Story by Tom Stevens
Not even Maui.
To millions of enchanted admirers, the island comes as close to perfection as nature probably allows. But even this best of all possible worlds has a few shortcomings.
Admittedly, any list of “Maui worsts” would provoke snorts of hilarity elsewhere. I once made the mistake of complaining about island traffic to a visitor from that other famous island, Manhattan.
He burst out laughing.
“Traffic? Where?” he sputtered, beating his fists on his thighs to contain his mirth. “You call this traffic?”
Point taken. The following list of Maui “worsts” was the best I could do on a cloudless, 80-degree day.
1. Worsening traffic. Although still laughable by big-city standards, our ever-thickening traffic may be one reason Maui slipped, for the first time in a dozen years, from the coveted “World’s Best Island” status bestowed by Condé Nast magazine.
Maui’s worst traffic jam? Pa‘ia, Makawao, Kihei and Lahaina vie daily for that distinction, but the most memorable stoppages occur whenever brush fires close the pali road to Lahaina. Seasoned West Maui motorists now pack blankets, food and water in their cars for occasional overnight stays on Honoapi‘ilani Highway. Which brings us to:
2. Worst-kept promise. It has been 30 years since Hawai‘i’s state government agreed to develop a Lahaina bypass that could ease West Maui traffic congestion. During that same period, the state authorized construction of tens of thousands of West Maui residential and resort units. The bypass is still a fantasy, but development continues apace. Which brings us to:
3. Dueling hospitals. Concerned about Maui’s sole, often-overburdened hospital and what could happen during an epidemic or disaster, separate citizens’ groups in West and South Maui have submitted proposals to build regional medical centers, using private funds. But Maui Memorial is also often the state’s only profitable hospital. Wary that any rival facility would drain those resources, the state has thus-far declared both proposals DOA. You could call it the high cost of dying. Which brings us to:
4. High cost of living. On any given day, Maui boasts prices for gasoline, groceries, housing and other essentials that are among the nation’s highest. Many residents work multiple jobs to make ends meet. It’s one reason many born-and-raised Mauians have moved to Las Vegas, Alaska, California, the Pacific Northwest, Arizona and other points East. Among the other reasons—some of them noted above—is the perception that Maui has lost the leisurely pace and small-town friendliness they knew growing up. “No Hawaiians, no aloha,” reads one bumper sticker. “Slow Down, This Ain’t the Mainland!” reads another. But to many Islanders, Maui already is the Mainland. Which brings us finally to:
5. Worst Mainland import. Some might nominate for this dubious honor MTV’s new Maui Fever sex-on-the-beach series; others would pick parasitic, tell-all, “secret places” travel books. But my vote goes to “beach replenishment,” a marginal Mainland practice that bodes much worse for Maui.

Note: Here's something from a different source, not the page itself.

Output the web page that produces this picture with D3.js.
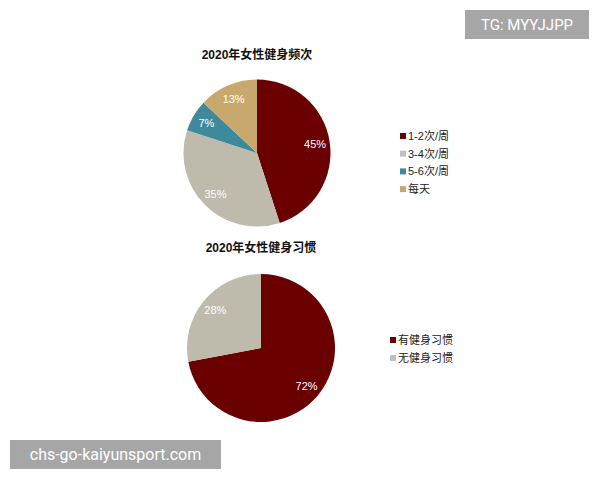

Why? As any snorkeler or diver can attest, Maui still has live reefs. We also have tides and seasonal surf. When millions of pounds of sand “replenish” an eroded beach, where does that sand end up a year later? Washed out to sea, of course, where it becomes a choking shroud on offshore reefs. Doubters need only snorkel O‘ahu’s much-replenished Waikiki, once a live reef ecosystem of rich biodiversity and gemlike clarity. Today, Waikiki below sea level is an aquatic desert. Ballyhooed by opportunistic realtors, beach replenishment is now gaining traction on Maui. If it does, you won’t need your snorkel gear much longer. There’ll be nothing to see but sand.
If we’re lucky, what’s “worst” about Maui will progress at the leisurely pace known as “Maui time.” A rooftop sign in Lahaina promises passersby: “Jesus Coming Soon,” while a sign in Kahului assures motorists: “Zippy’s Coming Soon,” referring to a restaurant chain whose arrival some Mauians anticipate even more eagerly. Both signs have been up for years.